Quienes accedieran a la información televisiva en la noche del domingo sin conocer los resultados y vieran la euforia desaforada y a veces histérica, con la que los distintos grupos políticos celebraban los resultados de las elecciones generales, pensarían de inmediato que todos habían ganado. Siempre es así, por unas u otras causas, sean los que sean los comicios, todos los partidos celebran los resultados como sus propios triunfos. En este insólito 23 de julio, que razonablemente nunca debió ser fecha electoral, no hubo excepciones.

Todos se mostraron, con distintos talantes alborozados y jubilosos. Pero la realidad incontrovertible es que el único ganador fue el Partido Popular, cuyos escaños obtenidos no son suficientes para constituir una mayoría de gobierno. Aún contando con el apoyo de los diputados conseguidos por Vox, que, en cierto modo ha sido la sombra fatídica, la aciaga rémora que le ha acompañado negativa y funestamente – tal vez restándole votos – en esta controvertida y en cierto modo desafortunada campaña electoral que hemos padecido.
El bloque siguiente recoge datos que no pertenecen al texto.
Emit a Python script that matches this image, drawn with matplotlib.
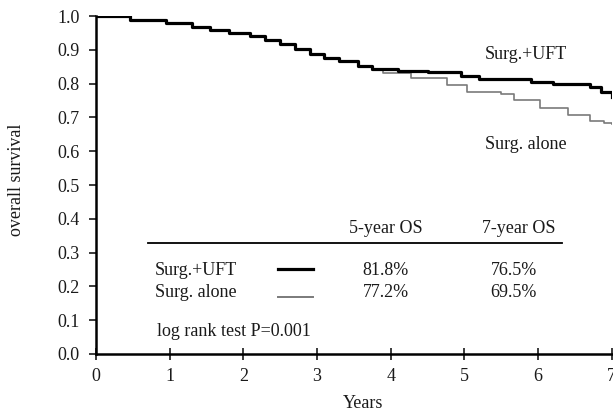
import matplotlib

matplotlib.use("Agg")
import matplotlib.pyplot as plt

plt.rcParams["font.family"] = ["Liberation Serif", "DejaVu Serif"]

# Kaplan-Meier curves (time in years, survival)
UFT_TIMES = [0.0, 0.46, 0.95, 1.3, 1.55, 1.8, 2.09, 2.3, 2.5, 2.7, 2.9, 3.1, 3.3,
             3.55, 3.75, 4.1, 4.5, 4.95, 5.2, 5.9, 6.2, 6.7, 6.85, 7.0]
UFT_SURV = [1.0, 0.988, 0.978, 0.968, 0.959, 0.950, 0.940, 0.930, 0.918, 0.903,
            0.889, 0.877, 0.866, 0.852, 0.843, 0.838, 0.834, 0.823, 0.814, 0.806,
            0.798, 0.789, 0.775, 0.760]

ALONE_TIMES = [0.0, 0.46, 0.95, 1.3, 1.55, 1.8, 2.09, 2.3, 2.5, 2.7, 2.9, 3.1, 3.3,
               3.55, 3.75, 3.9, 4.27, 4.77, 5.04, 5.49, 5.67, 6.03, 6.4, 6.71, 6.9, 7.0]
ALONE_SURV = [1.0, 0.988, 0.978, 0.968, 0.959, 0.950, 0.940, 0.930, 0.918, 0.903,
              0.889, 0.877, 0.866, 0.852, 0.840, 0.830, 0.816, 0.796, 0.776, 0.768,
              0.751, 0.727, 0.707, 0.690, 0.683, 0.680]

GROUPS = ["Surg.+UFT", "Surg. alone"]
OS_HEADERS = ["5-year OS", "7-year OS"]
OS_5Y = ["81.8%", "77.2%"]
OS_7Y = ["76.5%", "69.5%"]
X_TICKS = [0, 1, 2, 3, 4, 5, 6, 7]
Y_TICKS = [0.0, 0.1, 0.2, 0.3, 0.4, 0.5, 0.6, 0.7, 0.8, 0.9, 1.0]

FS = 13
TXT = "#1a1a1a"

fig = plt.figure(figsize=(6.13, 4.12), dpi=100)
ax = fig.add_axes([0.1566, 0.1408, 0.8414, 0.8203])

ax.step(ALONE_TIMES, ALONE_SURV, where="post", color="#7a7a7a", linewidth=1.2)
ax.step(UFT_TIMES, UFT_SURV, where="post", color="black", linewidth=2.3)

ax.set_xlim(0, 7)
ax.set_ylim(0, 1.0)
ax.set_xticks(X_TICKS)
ax.set_yticks(Y_TICKS)
ax.set_yticklabels([f"{v:.1f}" for v in Y_TICKS])
ax.spines["top"].set_visible(False)
ax.spines["right"].set_visible(False)
ax.spines["left"].set_linewidth(1.8)
ax.spines["bottom"].set_linewidth(1.8)
ax.tick_params(axis="y", direction="out", length=5, width=1.2, pad=7,
               labelsize=FS, colors=TXT)
ax.tick_params(axis="x", direction="inout", length=8, width=1.2, pad=6,
               labelsize=FS, colors=TXT)
ax.set_xlabel("Years", fontsize=FS, color=TXT)
ax.xaxis.set_label_coords(0.517, -0.122)
ax.set_ylabel("overall survival", fontsize=FS, color=TXT)
ax.yaxis.set_label_coords(-0.137, 0.515)

# curve labels
ax.text(5.83, 0.885, GROUPS[0], ha="center", va="center", fontsize=FS, color=TXT)
ax.text(5.83, 0.621, GROUPS[1], ha="center", va="center", fontsize=FS, color=TXT)

# inset summary table
ax.plot([0.71, 6.33], [0.327, 0.327], color="black", linewidth=1.3)
ax.text(3.93, 0.372, OS_HEADERS[0], ha="center", va="center", fontsize=FS, color=TXT)
ax.text(5.74, 0.372, OS_HEADERS[1], ha="center", va="center", fontsize=FS, color=TXT)

row_y = [0.248, 0.183]
ax.text(0.80, row_y[0], GROUPS[0], ha="left", va="center", fontsize=FS, color=TXT)
ax.text(0.80, row_y[1], GROUPS[1], ha="left", va="center", fontsize=FS, color=TXT)
ax.plot([2.47, 2.95], [0.251, 0.251], color="black", linewidth=2.3)
ax.plot([2.47, 2.95], [0.168, 0.168], color="#7a7a7a", linewidth=1.4)
for i in range(2):
    ax.text(3.93, row_y[i], OS_5Y[i], ha="center", va="center", fontsize=FS, color=TXT)
    ax.text(5.67, row_y[i], OS_7Y[i], ha="center", va="center", fontsize=FS, color=TXT)

ax.text(0.83, 0.067, "log rank test P=0.001", ha="left", va="center", fontsize=FS,
        color=TXT)

fig.savefig("out.png", dpi=100)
Todo por el obsesivo y táctico empeño de la izquierda satanizando implacablemente al partido de Abascal. El resultado vuelve a dificultar la estabilidad política de España y nos devuelve a esa aventurada polarización en la que el país se ha complicado en estos últimos años, que nos conduce a una situación de bloqueo, complicando arriesgadamente la estabilidad y la aritmética parlamentaria, poniendo los destinos del país en manos de quienes atentan con su unidad y concordia y se sirven de estas circunstancias para proseguir inexorablemente en sus ambiciones nacionalistas y separatistas, amenazando con renovadas intenciones soberanistas a cambio de oportunos apoyos y coaliciones. Pensar en volver a cuanto hemos vivido estos últimos años con los problemas suscitados y no resueltos, con una situación económica más bien complicada y grave, con dilemas pendientes, es recaer en acuerdos indeseados y en alianzas inconcebibles con tal de lograr una investidura y dejar las cosas como estaban o mucho peor. Con lo cual los resultados y el triunfo insuficiente de Alberto Nüñez Feijóo no han servido para nada. Una pérdida de tiempo y de dinero, no sólo para el Estado, sino para otros estamentos y el ciudadano.“No hay ningún presidente que haya gobernado después de perder las elecciones”, ha dicho Feijóo. En esta ocasión puede que sí. Y con ello volverán las incertidumbres constantes, las zozobras y los sobresaltos. Este inesperado resurgimiento de los socialistas a tenor de las encuestas, les permitirá acceder a algo que según los pronósticos, parecía irrepetible e indeseable para muchos: la gobernabilidad. Ahora con la coalición de Sumar y los apoyos tóxicos - como dicen los viejos socialistas - e incómodos de los nacionalistas independentistas catalanes y vascos. Es como si los destinos de España dependieran de Otegui y Puigdemont. Lo cual propende a la desolación y la vergüenza.